Good academic work depends on honesty and ethical behaviour. The quality of your work as a student relies on adhering to the principles of academic integrity and to the NTU Honour Code, a set of values shared by the whole university community. Truth, Trust and Justice are at the core of NTU’s shared values.

As a student, it is important that you recognize your responsibilities in understanding and applying the principles of academic integrity in all the work you do at NTU. Not knowing what is involved in maintaining academic integrity does not excuse academic dishonesty. You need to actively equip yourself with strategies to avoid all forms of academic dishonesty, including plagiarism, academic fraud, collusion and cheating. If you are uncertain of the definitions of any of these terms, you should go to the Academic Integrity website for more information. Consult your instructor(s) if you need any clarification about the requirements of academic integrity in the course.

Course Instructors

Instructor Office Location Phone Email
Yan Zhenzhen (Asst Prof) SPMS-MAS-05-19 6513 7466 yanzz@ntu.edu.sg

Planned Weekly Schedule

Week Topic Course ILO Readings/ Activities
1

Geometric simplex method

1

LAMS modules 1–7

2

Geometric simplex method

1

LAMS modules 1–7

3

Algebraic simplex method in tabular form

1, 2

LAMS modules 8–20

4

Algebraic simplex method in tabular form

1, 2

LAMS modules 8–20

5

Implementing the simplex method

1

LAMS modules 21–26

6

Revised simplex method

1

LAMS modules 27–33

7

Fundamental Theorem of the network simplex method

3, 4

LAMS modules 34–39

8

The network simplex method

3

LAMS modules 40–43

9

Linear programming duality

5

LAMS modules 44–52

10

Linear programming duality

5

LAMS modules 44–52

11

Sensitivity and post-optimality analysis

6

LAMS modules 53–58

12

Lagrange duality and the Karush-Kuhn-Tucker conditions

7

LAMS modules 59–67

13

Lagrange duality and the Karush-Kuhn-Tucker conditions

7

LAMS modules 59–67

Appendix 1: Assessment Rubrics

Rubric for Laboratories: Multiple Choice Questions (3%)

As scored by online system

Rubric for Technology-enhanced Learning: Multiple Choice Questions (12%)

As scored by online system

Rubric for Tutorials: Test 1 (15%)

Each question, or each part of a question, in a test or the final examination is graded with the following rubrics.

Grade

Description

Outstanding

The answer demonstrates full understanding of the problem and the solution process.
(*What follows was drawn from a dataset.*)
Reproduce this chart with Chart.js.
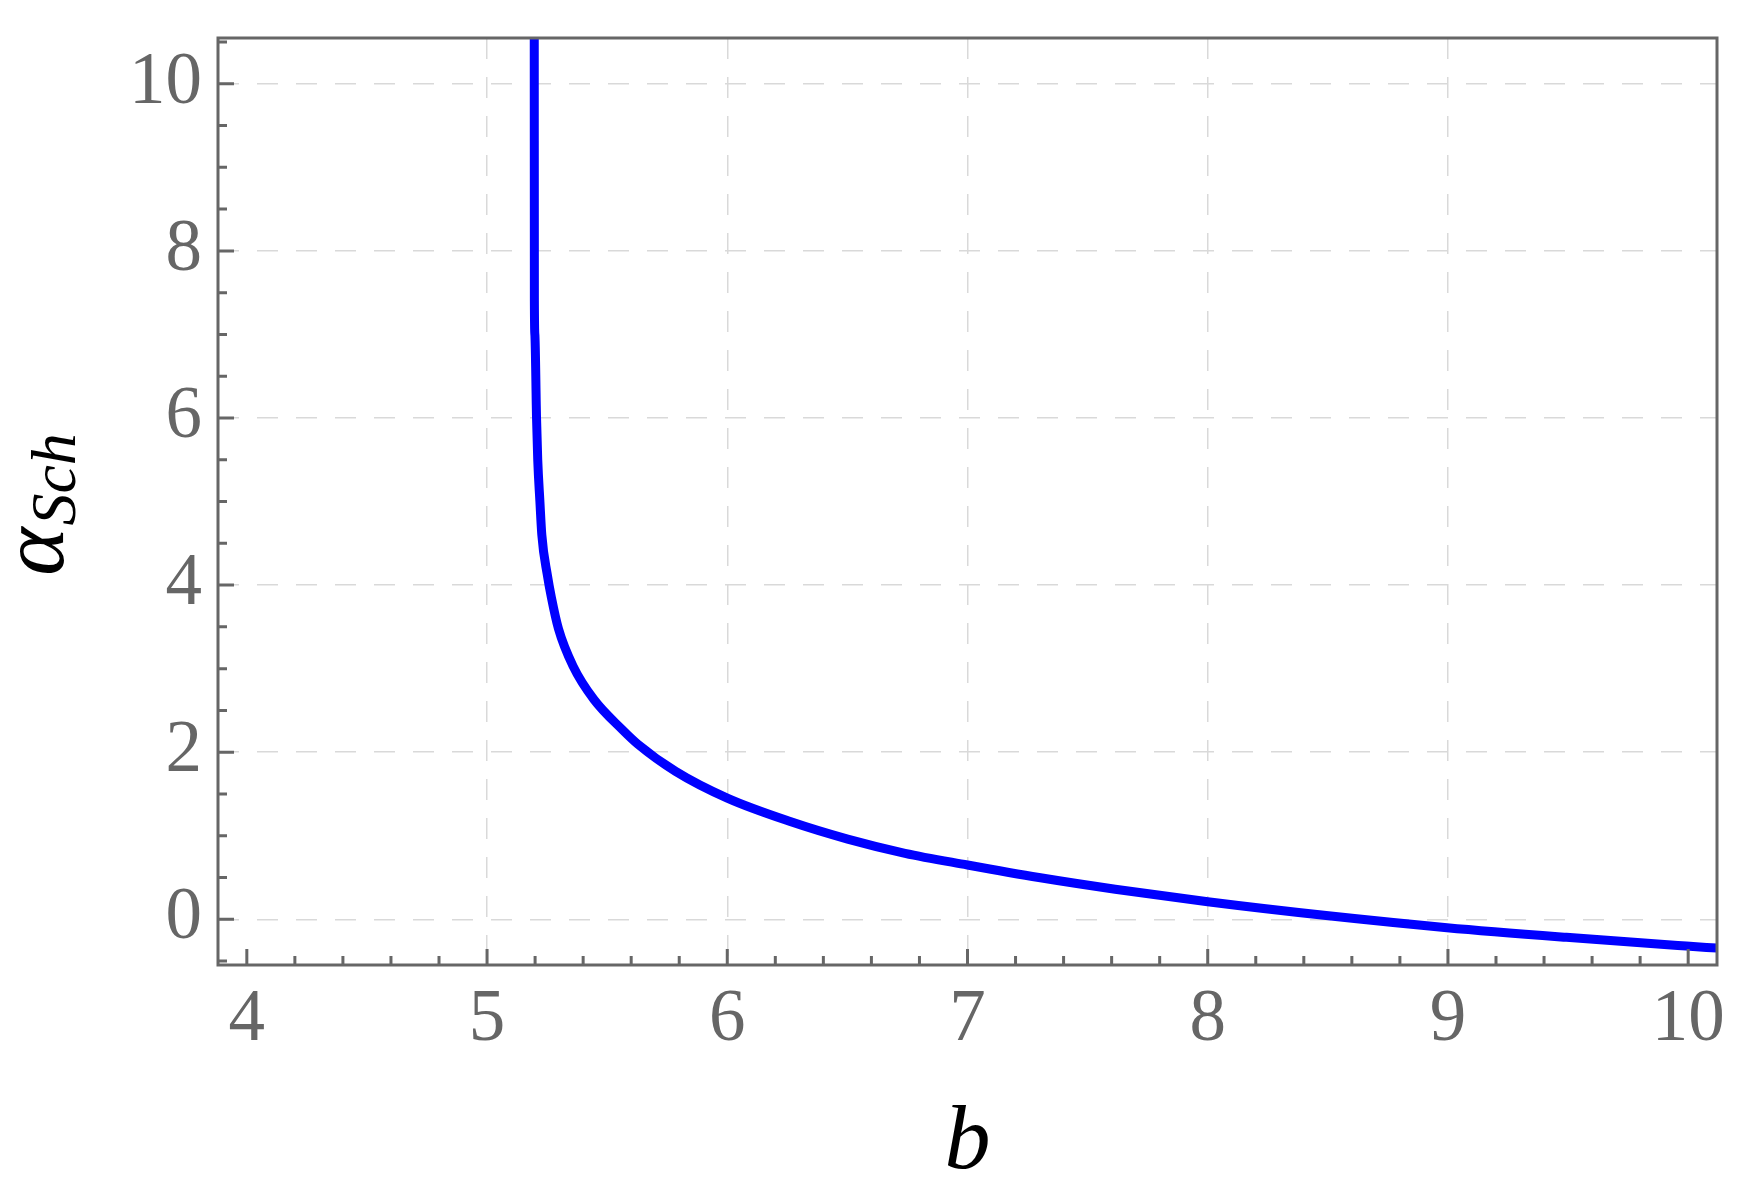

All arguments are logical and presented with the appropriate use of English and mathematical symbols. The answer is completely correct.

Good

The answer demonstrates good understanding of the problem and the solution process. Most arguments are logical and they are mostly presented with the appropriate use of English and of mathematical symbols. The answer is mostly correct.

Average

The answer demonstrates some understanding of the problem and the solution process. Some arguments are logical and they are sometimes presented with the appropriate use of English and of mathematical symbols. The answer is partially correct.

Poor

The answer demonstrates little understanding of the problem or the solution process. Few arguments are logical or they are seldom presented with the appropriate use of English and of mathematical symbols. The answer is mostly incorrect.

Fail

The answer demonstrate no understanding of the problem or the solution process. Arguments are mostly not logical or they are presented with the inappropriate use of English and of mathematical symbols. The answer is completely incorrect.
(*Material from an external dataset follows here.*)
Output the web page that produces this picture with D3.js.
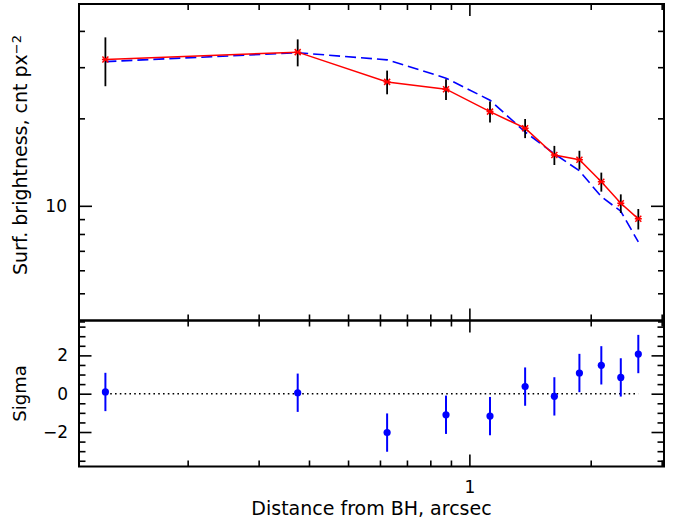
<!DOCTYPE html>
<html>
<head>
<meta charset="utf-8">
<script src="https://cdn.jsdelivr.net/npm/d3@7"></script>
<style>
  html, body { margin: 0; padding: 0; background: #fff; }
  svg { display: block; }
  text { font-family: "DejaVu Sans", sans-serif; fill: #000; }
</style>
</head>
<body>
<svg id="chart" width="682" height="520"></svg>
<script>
// ---------------- data ----------------
const radius = [0.125, 0.375, 0.625, 0.875, 1.125, 1.375, 1.625, 1.875, 2.125, 2.375, 2.625];
const surfBrightness = [31.9, 33.8, 26.7, 25.2, 21.1, 18.5, 14.95, 14.4, 12.1, 10.2, 9.02];
const surfError = [6.1, 3.6, 2.5, 2.05, 1.75, 1.4, 1.13, 1.07, 0.91, 0.75, 0.73];
const modelBrightness = [31.35, 33.65, 31.8, 27.5, 23.1, 17.95, 15.1, 13.2, 10.75, 9.58, 7.51];
const sigmaResidual = [0.09, 0.05, -2.03, -1.1, -1.17, 0.37, -0.14, 1.08, 1.48, 0.85, 2.07];

const xMajorTicks = [1];
const xMinorTicks = [0.2, 0.3, 0.4, 0.5, 0.6, 0.7, 0.8, 0.9, 2, 3];
const yMajorTicks = [10];
const yMinorTicks = [4, 5, 6, 7, 8, 9, 20, 30, 40];
const sigmaMajorTicks = [-2, 0, 2];
const sigmaMinorTicks = [-3.5, -3, -2.5, -1.5, -1, -0.5, 0.5, 1, 1.5, 2.5, 3, 3.5];

const xLabel = "Distance from BH, arcsec";
const yLabel = "Surf. brightness, cnt px";
const yLabelSup = "\u22122";
const sigmaLabel = "Sigma";

// ---------------- layout ----------------
const leftX = 79, rightX = 664;
const topY = 4, midY = 320.5, botY = 466.5;

const svg = d3.select("#chart");

const x = d3.scaleLog().domain([0.1075, 3.04]).range([leftX, rightX]);
const y = d3.scaleLog().domain([4.03, 49.5]).range([midY, topY]);
const ys = d3.scaleLinear().domain([-3.8, 3.82]).range([botY, midY]);

const points = radius.map((r, i) => ({
  r, v: surfBrightness[i], e: surfError[i], m: modelBrightness[i], s: sigmaResidual[i]
}));

function styleAxis(g) {
  g.select(".domain").remove();
  g.selectAll(".tick line").attr("stroke", "#000").attr("stroke-width", 1.6);
  g.selectAll(".tick text").style("font-family", "DejaVu Sans, sans-serif").style("font-size", "17px").attr("fill", "#000");
}

function addAxis(axisFn, scale, values, size, transform, fmt, pad) {
  const a = axisFn(scale).tickValues(values).tickSizeInner(size).tickSizeOuter(0)
    .tickFormat(fmt || (() => "")).tickPadding(pad || 3);
  const g = svg.append("g").attr("transform", transform).call(a);
  styleAxis(g);
  return g;
}

// ---- top panel axes (ticks inward) ----
addAxis(d3.axisBottom, x, xMinorTicks, 6, `translate(0,${topY})`);
addAxis(d3.axisBottom, x, xMajorTicks, 12, `translate(0,${topY})`);
addAxis(d3.axisTop, x, xMinorTicks, 6, `translate(0,${midY})`);
addAxis(d3.axisTop, x, xMajorTicks, 12, `translate(0,${midY})`);
addAxis(d3.axisLeft, y, yMinorTicks, -6, `translate(${leftX},0)`);
addAxis(d3.axisLeft, y, yMajorTicks, -13, `translate(${leftX},0)`, d3.format("d"), 12);
addAxis(d3.axisRight, y, yMinorTicks, -6, `translate(${rightX},0)`);
addAxis(d3.axisRight, y, yMajorTicks, -13, `translate(${rightX},0)`);

// ---- bottom panel axes ----
addAxis(d3.axisBottom, x, xMinorTicks, 6, `translate(0,${midY})`);
addAxis(d3.axisBottom, x, xMajorTicks, 12, `translate(0,${midY})`);
addAxis(d3.axisTop, x, xMinorTicks, 6, `translate(0,${botY})`);
addAxis(d3.axisBottom, x, xMajorTicks, -12, `translate(0,${botY})`, d3.format("d"), 14);
addAxis(d3.axisLeft, ys, sigmaMinorTicks, -6.5, `translate(${leftX},0)`);
addAxis(d3.axisLeft, ys, sigmaMajorTicks, -12.5, `translate(${leftX},0)`, d => d < 0 ? "\u2212" + Math.abs(d) : String(d), 11);
addAxis(d3.axisRight, ys, sigmaMinorTicks, -6.5, `translate(${rightX},0)`);
addAxis(d3.axisRight, ys, sigmaMajorTicks, -12.5, `translate(${rightX},0)`);

// ---- frames ----
svg.append("rect").attr("x", leftX).attr("y", topY).attr("width", rightX - leftX).attr("height", midY - topY)
  .attr("fill", "none").attr("stroke", "#000").attr("stroke-width", 2);
svg.append("rect").attr("x", leftX).attr("y", midY).attr("width", rightX - leftX).attr("height", botY - midY)
  .attr("fill", "none").attr("stroke", "#000").attr("stroke-width", 2);

// ---- top panel data ----
const gTop = svg.append("g");
// model (blue dashed)
gTop.append("path").datum(points)
  .attr("d", d3.line().x(d => x(d.r)).y(d => y(d.m)))
  .attr("fill", "none").attr("stroke", "#0000ff").attr("stroke-width", 1.6)
  .attr("stroke-dasharray", "11,5");
// error bars
gTop.selectAll("line.err").data(points).join("line").attr("class", "err")
  .attr("x1", d => x(d.r)).attr("x2", d => x(d.r))
  .attr("y1", d => y(d.v - d.e)).attr("y2", d => y(d.v + d.e))
  .attr("stroke", "#000").attr("stroke-width", 1.8);
// data line (red)
gTop.append("path").datum(points)
  .attr("d", d3.line().x(d => x(d.r)).y(d => y(d.v)))
  .attr("fill", "none").attr("stroke", "#ff0000").attr("stroke-width", 1.5);
// markers (star)
const star = gTop.selectAll("g.mk").data(points).join("g").attr("class", "mk")
  .attr("transform", d => `translate(${x(d.r)},${y(d.v)})`);
star.append("path").attr("d", "M-3,-3L3,3M-3,3L3,-3M-3.5,0L3.5,0")
  .attr("stroke", "#ff0000").attr("stroke-width", 1.5).attr("fill", "none");

// ---- bottom panel data ----
const gBot = svg.append("g");
gBot.append("line")
  .attr("x1", x(d3.min(radius))).attr("x2", x(d3.max(radius)))
  .attr("y1", ys(0)).attr("y2", ys(0))
  .attr("stroke", "#000").attr("stroke-width", 1.6).attr("stroke-dasharray", "1.6,3.2");
gBot.selectAll("line.serr").data(points).join("line").attr("class", "serr")
  .attr("x1", d => x(d.r)).attr("x2", d => x(d.r))
  .attr("y1", d => ys(d.s - 1)).attr("y2", d => ys(d.s + 1))
  .attr("stroke", "#0000ff").attr("stroke-width", 2);
gBot.selectAll("circle").data(points).join("circle")
  .attr("cx", d => x(d.r)).attr("cy", d => ys(d.s)).attr("r", 3.6)
  .attr("fill", "#0000ff");

// ---- axis titles ----
svg.append("text").attr("x", (leftX + rightX) / 2).attr("y", 515)
  .attr("text-anchor", "middle").style("font-size", "19px").text(xLabel);

const yl = svg.append("text")
  .attr("transform", `translate(27,${155}) rotate(-90)`)
  .attr("text-anchor", "middle").style("font-size", "19px");
yl.append("tspan").text(yLabel);
yl.append("tspan").attr("dy", "-0.45em").style("font-size", "13px").text(yLabelSup);

svg.append("text")
  .attr("transform", `translate(26,${(midY + botY) / 2}) rotate(-90)`)
  .attr("text-anchor", "middle").style("font-size", "18px").text(sigmaLabel);
</script>
</body>
</html>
Rubric for Tutorials: Test 2 (20%)

Each question, or each part of a question, in a test or the final examination is graded with the following rubrics.

Grade

Description

Outstanding

The answer demonstrates full understanding of the problem and the solution process. All arguments are logical and presented with the appropriate use of English and mathematical symbols. The answer is completely correct.

Good

The answer demonstrates good understanding of the problem and the solution process. Most arguments are logical and they are mostly presented with the appropriate use of English and of mathematical symbols. The answer is mostly correct.

Average

The answer demonstrates some understanding of the problem and the solution process. Some arguments are logical and they are sometimes presented with the appropriate use of English and of mathematical symbols. The answer is partially correct.

Poor

The answer demonstrates little understanding of the problem or the solution process. Few arguments are logical or they are seldom presented with the appropriate use of English and of mathematical symbols. The answer is mostly incorrect.

Fail

The answer demonstrate no understanding of the problem or the solution process. Arguments are mostly not logical or they are presented with the inappropriate use of English and of mathematical symbols. The answer is completely incorrect.
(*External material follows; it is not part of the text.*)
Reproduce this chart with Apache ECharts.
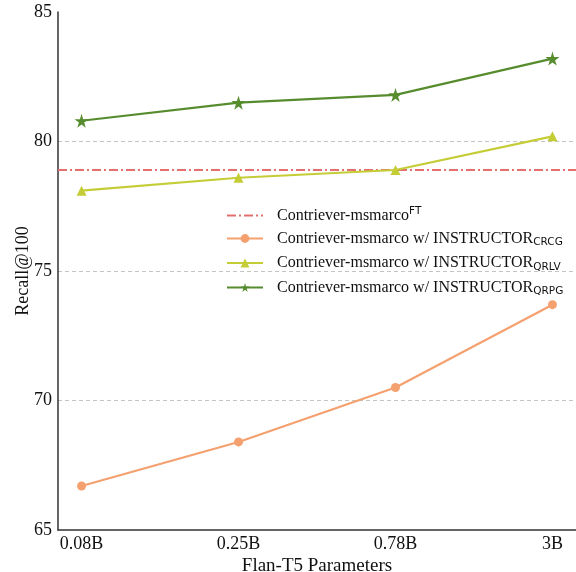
<!DOCTYPE html>
<html><head><meta charset="utf-8">
<script src="https://cdn.jsdelivr.net/npm/echarts@6/dist/echarts.min.js"></script>
<style>html,body{margin:0;padding:0;background:#fff}#c{width:576px;height:572px}</style>
</head><body><div id="c"></div>
<script>
const categories = ['0.08B', '0.25B', '0.78B', '3B'];
const ftValue = 78.9;
const crcg = [66.7, 68.4, 70.5, 73.7];
const qrlv = [78.1, 78.6, 78.9, 80.2];
const qrpg = [80.8, 81.5, 81.8, 83.2];

const xMin = -0.15, xMax = 3.15;
const serif = 'Liberation Serif';
const sans = 'DejaVu Sans';
const star = 'path://M50,0 L61,35 L98,35 L68,57 L79,91 L50,70 L21,91 L32,57 L2,35 L39,35 Z';

const toPts = arr => arr.map((v, i) => [i, v]);
const chart = echarts.init(document.getElementById('c'), null, {renderer: 'canvas'});
chart.setOption({
  animation: false,
  backgroundColor: '#fff',
  grid: {left: 58, right: 0, top: 12, bottom: 42, containLabel: false, outerBoundsMode: 'none'},
  xAxis: {
    type: 'value', min: xMin, max: xMax,
    name: 'Flan-T5 Parameters', nameLocation: 'middle', nameGap: 27, nameMoveOverlap: false,
    nameTextStyle: {fontFamily: serif, fontSize: 19, color: '#111'},
    axisLine: {show: true, onZero: false, lineStyle: {color: '#333', width: 1.5}},
    axisTick: {show: false},
    splitLine: {show: false},
    axisLabel: {customValues: [0, 1, 2, 3], formatter: v => categories[Math.round(v)],
      fontFamily: serif, fontSize: 18, color: '#111', margin: 5}
  },
  yAxis: {
    type: 'value', min: 65, max: 85, interval: 5,
    name: 'Recall@100', nameLocation: 'middle', nameGap: 26, nameMoveOverlap: false,
    nameTextStyle: {fontFamily: serif, fontSize: 18, color: '#111'},
    axisLine: {show: true, onZero: false, lineStyle: {color: '#333', width: 1.5}},
    axisTick: {show: false},
    splitLine: {show: true, showMinLine: false, showMaxLine: false, lineStyle: {color: '#c4c4c4', type: [4, 3], width: 1}},
    axisLabel: {fontFamily: serif, fontSize: 18, color: '#111', margin: 6, formatter: v => String(v)}
  },
  legend: {
    left: 221, top: 201, orient: 'vertical', itemGap: 7, itemWidth: 36, itemHeight: 11,
    textStyle: {fontFamily: serif, fontSize: 16, color: '#111', padding: [0, 0, 0, 9],
      rich: {
        m: {fontFamily: serif, fontSize: 16, color: '#111', lineHeight: 19},
        sub: {fontFamily: sans, fontSize: 10.5, color: '#111', verticalAlign: 'bottom', lineHeight: 11},
        sup: {fontFamily: sans, fontSize: 10.5, color: '#111', verticalAlign: 'top', lineHeight: 10}
      }},
    data: [
      {name: 'ft', itemStyle: {color: 'rgba(0,0,0,0)', borderWidth: 0}},
      'crcg', 'qrlv', 'qrpg'
    ],
    formatter: name => ({
      ft: '{m|Contriever-msmarco}{sup|FT}',
      crcg: '{m|Contriever-msmarco w/ INSTRUCTOR}{sub|CRCG}',
      qrlv: '{m|Contriever-msmarco w/ INSTRUCTOR}{sub|QRLV}',
      qrpg: '{m|Contriever-msmarco w/ INSTRUCTOR}{sub|QRPG}'
    })[name]
  },
  series: [
    {name: 'ft', type: 'line', data: [[xMin, ftValue], [xMax, ftValue]], showSymbol: false, symbol: 'none',
      lineStyle: {color: '#e46f6e', width: 2.2, type: [9, 3, 2, 3]}, itemStyle: {color: '#e46f6e'}, z: 1},
    {name: 'crcg', type: 'line', data: toPts(crcg), symbol: 'circle', symbolSize: 9,
      lineStyle: {color: '#f4a06f', width: 2.2}, itemStyle: {color: '#f4a06f'}, z: 3},
    {name: 'qrlv', type: 'line', data: toPts(qrlv), symbol: 'triangle', symbolSize: 10,
      lineStyle: {color: '#c4cc36', width: 2.2}, itemStyle: {color: '#c4cc36'}, z: 3},
    {name: 'qrpg', type: 'line', data: toPts(qrpg), symbol: star, symbolSize: 14,
      lineStyle: {color: '#568c2e', width: 2.2}, itemStyle: {color: '#568c2e'}, z: 3}
  ]
});
</script></body></html>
Rubric for Examination: Short Answer Questions (50%)

Each question, or each part of a question, in a test or the final examination is graded with the following rubrics.

Grade

Description

Outstanding

The answer demonstrates full understanding of the problem and the solution process. All arguments are logical and presented with the appropriate use of English and mathematical symbols. The answer is completely correct.

Good

The answer demonstrates good understanding of the problem and the solution process. Most arguments are logical and they are mostly presented with the appropriate use of English and of mathematical symbols. The answer is mostly correct.

Average

The answer demonstrates some understanding of the problem and the solution process. Some arguments are logical and they are sometimes presented with the appropriate use of English and of mathematical symbols. The answer is partially correct.

Poor

The answer demonstrates little understanding of the problem or the solution process. Few arguments are logical or they are seldom presented with the appropriate use of English and of mathematical symbols. The answer is mostly incorrect.

Fail

The answer demonstrate no understanding of the problem or the solution process. Arguments are mostly not logical or they are presented with the inappropriate use of English and of mathematical symbols. The answer is completely incorrect.